The drive from Edinburgh to the Borders was lovely, full of quiet roads winding their way through autumn-toned forests, and small old-fashioned towns with boxy white churches.
Melrose appeared very small and quaint, with its large, ruined abbey immediately visible from the road. We were given audio guides upon entry but we didn’t use them much, preferring to explore the ruins in our own way.
Melrose Abbey‘s most prominent features are its very tall windows – some of their amazingly thin stone supports now reinforced with metal rods – and its many weird and wonderful statues, which include skulls, pigs and other assorted gargoyles. It’s possible to climb a very narrow spiral staircase up to the roof, where you’re rewarded with an excellent aerial view over the surrounding countryside.
Melrose Abbey has one of those picturesque graveyards, where interesting headstones are spattered with lichen, hung with ivy and embossed with moss. I was particularly enamoured with the morning frost lacing the abbey’s ruined foundations, creating networks of sparkling crystals.
On the road from Melrose to Dryburgh I spotted the most glorious view out the window, and requested that we stop to take it in. Parking beside a field of fluffy cows, we walked a little down the slope to appreciate the panorama in all its glory: rolling green hills, forests flocked in every autumnal shade, and distant sloping mountains draped with white mist.

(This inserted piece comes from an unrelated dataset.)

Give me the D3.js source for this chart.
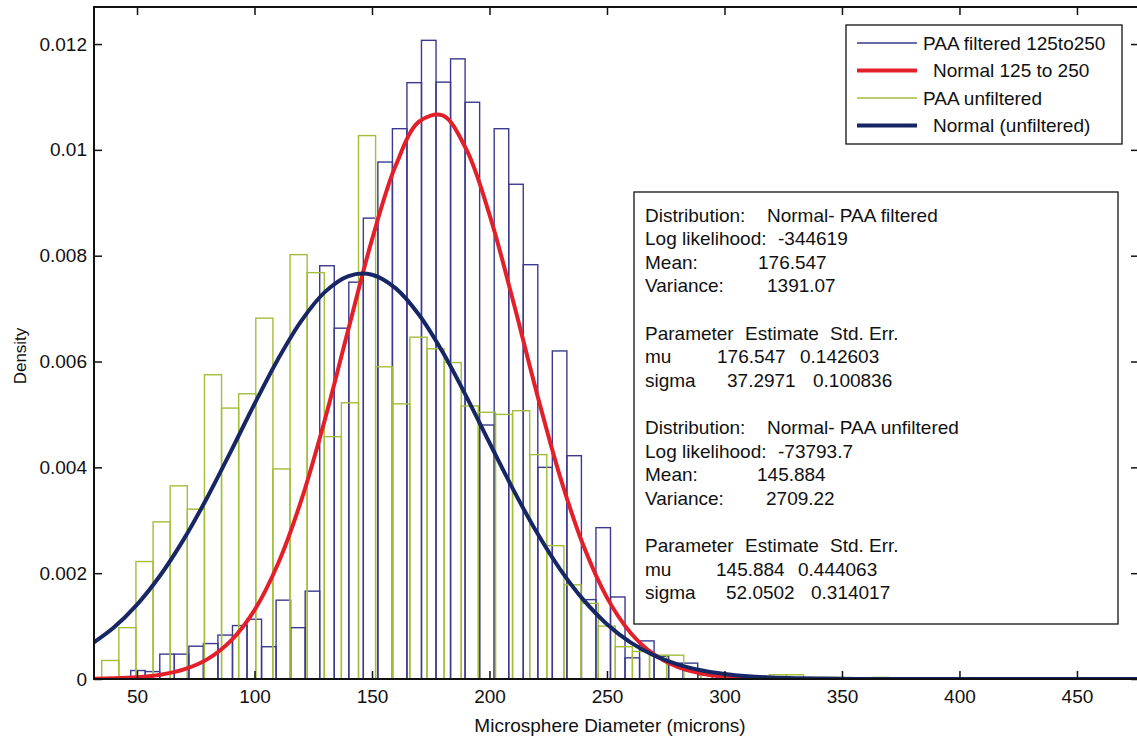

The scene struck me as so serenely beautiful that it almost brought me to tears! Only later did we discover that this is ‘Scott’s View’, named as such because writer Sir Walter Scott loved it. Clearly he was a man of good taste. We said goodbye to the cows before driving on to Dryburgh.
Unlike the imposing Melrose Abbey, Dryburgh Abbey lies hidden among trees beside the River Tweed. Though less architecturally impressive than Melrose Abbey, it did have a few stand-out features: a small exhibition of stone carvings (including St Andrew himself on his cross) and the graves of Walter Scott and his family. It was interesting to read about the monks who once lived there, sworn to living their lives in almost complete silence.
With the sky growing darker and pinker, we started to make our way home. But not before stopping to admire one of the huge bulls living in the field beside the abbey, who had come up to the fence to bid us goodbye!